Numerical RG-time integration of the effective potential: Analysis and Benchmark

TL;DR

This paper analyzes and benchmarks numerical methods for RG-time integration of the effective potential in scalar theories, focusing on stability, precision, and handling symmetry breaking and convexity restoration.

Contribution

It provides a comprehensive benchmark and stability analysis of various numerical algorithms for RG-time integration, including reformulations to improve robustness.

Findings

Rosenbrock and implicit Runge-Kutta methods are highly effective.

A logarithmic reformulation helps avoid singularity issues.
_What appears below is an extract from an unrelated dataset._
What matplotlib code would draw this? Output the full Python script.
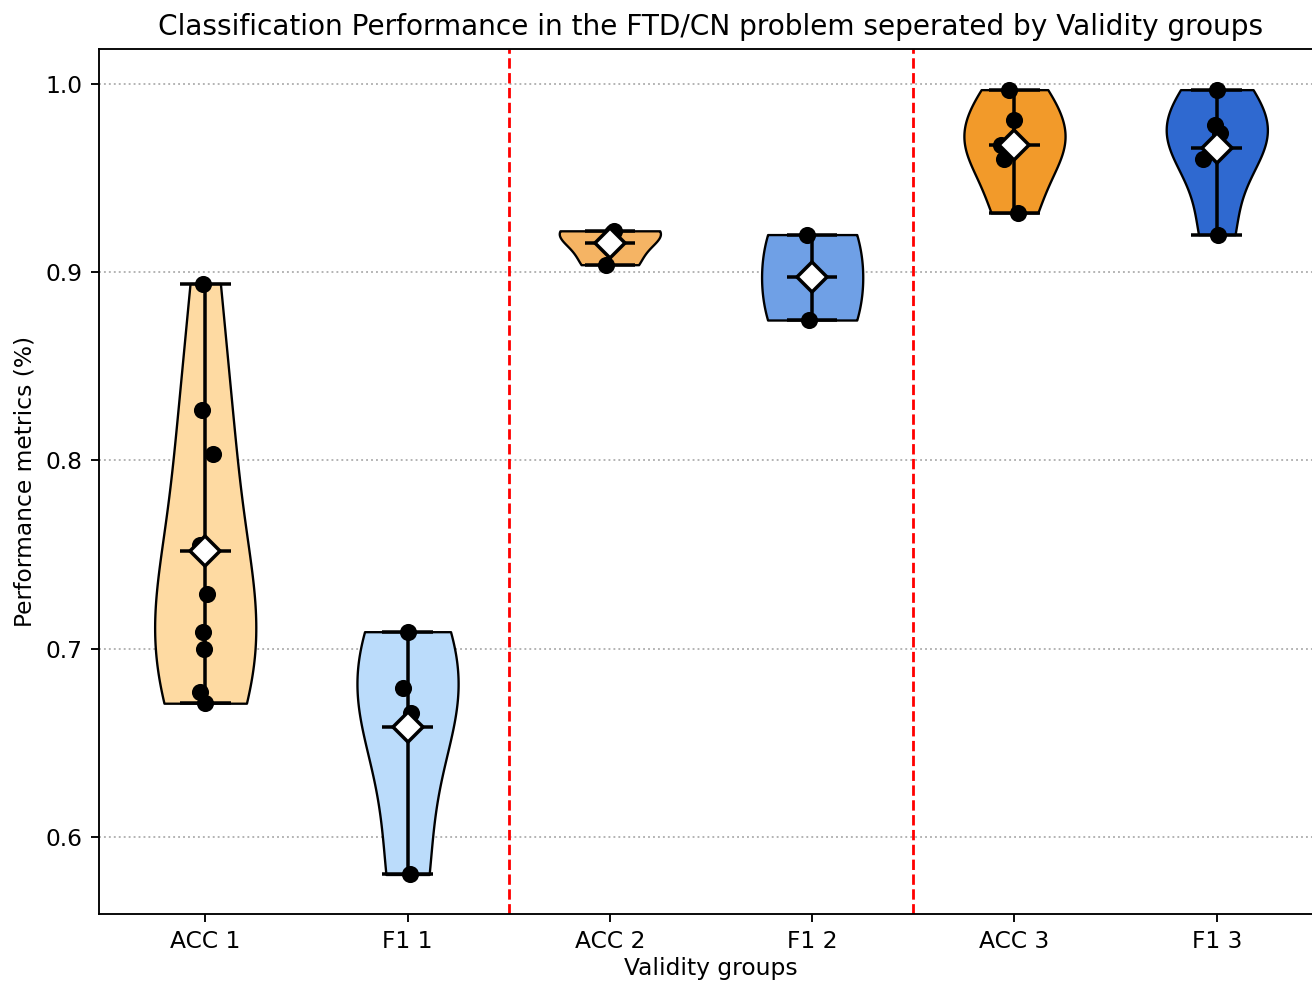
import numpy as np
import matplotlib
matplotlib.use("Agg")
import matplotlib.pyplot as plt

# metric values per validity group
labels = ['ACC 1', 'F1 1', 'ACC 2', 'F1 2', 'ACC 3', 'F1 3']
acc1 = [0.894, 0.827, 0.8035, 0.755, 0.729, 0.709, 0.700, 0.677, 0.671]
f1_1 = [0.709, 0.679, 0.666, 0.580]
acc2 = [0.922, 0.921, 0.904]
f1_2 = [0.920, 0.8746]
acc3 = [0.997, 0.981, 0.9676, 0.960, 0.9315]
f1_3 = [0.997, 0.978, 0.974, 0.960, 0.920]
groups = [acc1, f1_1, acc2, f1_2, acc3, f1_3]

# horizontal jitter of the dots (data units)
jitter = [
    [-0.01, -0.015, 0.04, -0.025, 0.01, -0.01, -0.005, -0.025, 0.0],
    [0.0, -0.02, 0.015, 0.01],
    [0.02, 0.01, -0.02],
    [-0.025, -0.015],
    [-0.025, 0.0, -0.065, -0.05, 0.015],
    [0.0, -0.01, 0.015, -0.07, 0.005],
]

colors = ['#fedaa2', '#bbdcfb', '#f5b464', '#6fa0e6', '#f29a2a', '#2f69d0']

fig = plt.figure(figsize=(1312 / 168, 982 / 168), dpi=168)
# axes runs a little past the right edge, like the cropped original
ax = fig.add_axes([99 / 1312, 68 / 982, 1224 / 1312, 865 / 982])

pos = np.arange(1, len(groups) + 1)
parts = ax.violinplot(groups, positions=pos, showmeans=True, showextrema=True)
for body, c in zip(parts['bodies'], colors):
    body.set_facecolor(c)
    body.set_edgecolor('black')
    body.set_alpha(1)
for key in ['cbars', 'cmins', 'cmaxes', 'cmeans']:
    parts[key].set_color('black')

for p, vals, jit in zip(pos, groups, jitter):
    ax.scatter(p + np.array(jit), vals, color='black', s=40, zorder=3)
    ax.plot(p, np.mean(vals), marker='D', markersize=9, markerfacecolor='white',
            markeredgecolor='black', markeredgewidth=1.5, zorder=4)

ax.axvline(2.5, color='red', linestyle='--', linewidth=1.2)
ax.axvline(4.5, color='red', linestyle='--', linewidth=1.2)

ax.yaxis.grid(True, linestyle=':', color='#b0b0b0')
ax.set_axisbelow(True)

ax.set_xticks(pos)
ax.set_xticklabels(labels)
ax.set_xlim(0.475, 6.525)
ax.set_ylim(0.559, 1.0186)
ax.set_xlabel('Validity groups', labelpad=1.5)
ax.set_ylabel('Performance metrics (%)')
ax.set_title('Classification Performance in the FTD/CN problem seperated by Validity groups')

fig.savefig('out.png', dpi=168)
Extensive benchmarks demonstrate the stability and precision of selected methods.

Abstract

We investigate the RG-time integration of the effective potential in the functional renormalization group in the presence of spontaneous symmetry breaking and its subsequent convexity restoration on the example of a scalar theory in $d=3$. The features of this setup are common to many physical models and our results are, therefore, directly applicable to a variety of situations. We provide exhaustive work-precision benchmarks and numerical stability analyses by considering the combination of different discrete formulations of the flow equation and a large collection of different algorithms. The results are explained by using the different components entering the RG-time integration process and the eigenvalue structure of the discrete system. Particularly, the combination of Rosenbrock methods, implicit multistep methods or certain (diagonally) implicit Runge-Kutta methods with exact or autodiff Jacobians proves to be very potent. Furthermore, a reformulation in a logarithmic variable circumvents issues related to the singularity bound in the flat regime of the potential.